On the other hand, it may seem to you only fair that pupils be tested on what’s in the syllabus, not stuff which isn’t there. After all, we wouldn't expect a geography student to be tested on volcanoes if they had studied rivers, but not volcanoes. But should we test pupils on their ability to infer words from context? This is a real life, important skill.

In addition, if you believe that the key to acquisition is comprehensible input, then it seems right to make sure that exam texts are easy enough and reflect good classroom practice. There is currently a perceived mismatch between the classroom and the exam. As I mentioned before, many teachers complain that the exams are just too hard and therefore unfair.

Another issue to keep in mind is the fact that these lists largely consist of isolated words, not chunks. This may have the negative backwash effect of encouraging teachers to favour word learning at the expense of chunk learning and practice. NCELP has, in my view, failed to take on board the importance of chunking in its methodology. They still, essentially, support a ‘words + grammar’ methodology, believing that is what produces creative language use. We know this has failed for many, many pupils over the years. Chunking does, of course, generate creative language use and is not just about memorising phrases which cannot be used to produce novel sentences.

In sum, there are pros and cons when it comes to defined lists. Note, in passing, that we don’t have any at A-level. My feeling about this is that on balance it’s a good idea, but that that there is a serious risk that teachers end up limiting their ambition by avoiding other useful and interesting vocabulary. Notoriously in England, with its high-stakes GCSE, we teach to the test, this is a real danger. I would argue that it’s up to teachers and writers not to fall into this trap. Too often we are slaves to the exam and need to have the courage to choose texts and tasks because they are inherently stimulating and useful for acquisition.

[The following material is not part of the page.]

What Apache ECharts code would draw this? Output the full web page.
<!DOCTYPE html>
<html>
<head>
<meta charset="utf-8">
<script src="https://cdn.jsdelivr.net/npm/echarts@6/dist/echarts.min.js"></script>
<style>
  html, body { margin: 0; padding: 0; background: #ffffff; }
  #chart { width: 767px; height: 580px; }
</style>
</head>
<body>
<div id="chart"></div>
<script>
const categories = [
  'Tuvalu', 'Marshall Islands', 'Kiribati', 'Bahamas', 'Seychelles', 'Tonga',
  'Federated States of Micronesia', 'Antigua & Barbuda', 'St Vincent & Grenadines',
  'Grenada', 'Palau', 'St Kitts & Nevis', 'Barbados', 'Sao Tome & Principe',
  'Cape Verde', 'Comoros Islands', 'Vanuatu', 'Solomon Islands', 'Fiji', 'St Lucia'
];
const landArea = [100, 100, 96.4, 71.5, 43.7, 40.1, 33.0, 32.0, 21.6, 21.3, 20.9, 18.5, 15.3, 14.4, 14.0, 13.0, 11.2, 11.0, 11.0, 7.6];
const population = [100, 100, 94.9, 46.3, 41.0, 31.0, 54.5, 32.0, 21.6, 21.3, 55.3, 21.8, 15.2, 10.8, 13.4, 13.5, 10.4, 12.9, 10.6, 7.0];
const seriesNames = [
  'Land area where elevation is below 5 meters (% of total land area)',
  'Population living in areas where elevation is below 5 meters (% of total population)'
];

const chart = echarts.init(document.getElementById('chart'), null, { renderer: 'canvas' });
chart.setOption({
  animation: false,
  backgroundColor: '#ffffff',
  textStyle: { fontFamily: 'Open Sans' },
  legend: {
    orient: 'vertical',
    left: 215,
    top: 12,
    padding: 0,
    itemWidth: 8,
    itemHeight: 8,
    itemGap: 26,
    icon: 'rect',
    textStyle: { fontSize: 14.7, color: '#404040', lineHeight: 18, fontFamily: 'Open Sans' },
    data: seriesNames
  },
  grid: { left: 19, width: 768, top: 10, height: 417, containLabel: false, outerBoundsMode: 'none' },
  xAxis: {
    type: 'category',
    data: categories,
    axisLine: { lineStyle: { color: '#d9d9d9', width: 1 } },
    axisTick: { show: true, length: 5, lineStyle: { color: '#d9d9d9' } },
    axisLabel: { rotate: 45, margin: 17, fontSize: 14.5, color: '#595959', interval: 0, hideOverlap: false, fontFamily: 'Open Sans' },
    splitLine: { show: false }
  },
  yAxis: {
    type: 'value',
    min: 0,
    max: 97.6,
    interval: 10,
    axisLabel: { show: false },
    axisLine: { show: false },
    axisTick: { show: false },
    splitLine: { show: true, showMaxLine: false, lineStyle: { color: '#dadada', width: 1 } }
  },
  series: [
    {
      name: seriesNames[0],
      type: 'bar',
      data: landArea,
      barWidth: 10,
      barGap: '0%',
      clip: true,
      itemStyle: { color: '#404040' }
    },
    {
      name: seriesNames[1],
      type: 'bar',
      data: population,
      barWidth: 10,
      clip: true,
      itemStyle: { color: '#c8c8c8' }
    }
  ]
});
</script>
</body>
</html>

A second risk, alluded to before, is that some teachers and pupils may imagine that learning the words on the list will guarantee success. This is far from the case.

I also have concerns about NCELP’s rather evangelical rejection of ‘topics’. It feels to me that they have taken one issue (vocabulary frequency and the problems with themed/topic vocabulary lists) and used it as an argument to ditch topics full stop. (The research on the disadvantages of learning from themed lists is not that strong, and previously, eminent writers like Paul Nation encouraged the practice.)  Avoiding topics is unnecessarily zealous. You need content and it makes sense to me to organise that content thematically in some way. I hope the exam boards find interesting ways to do this, if they are allowed to do so by Ofqual.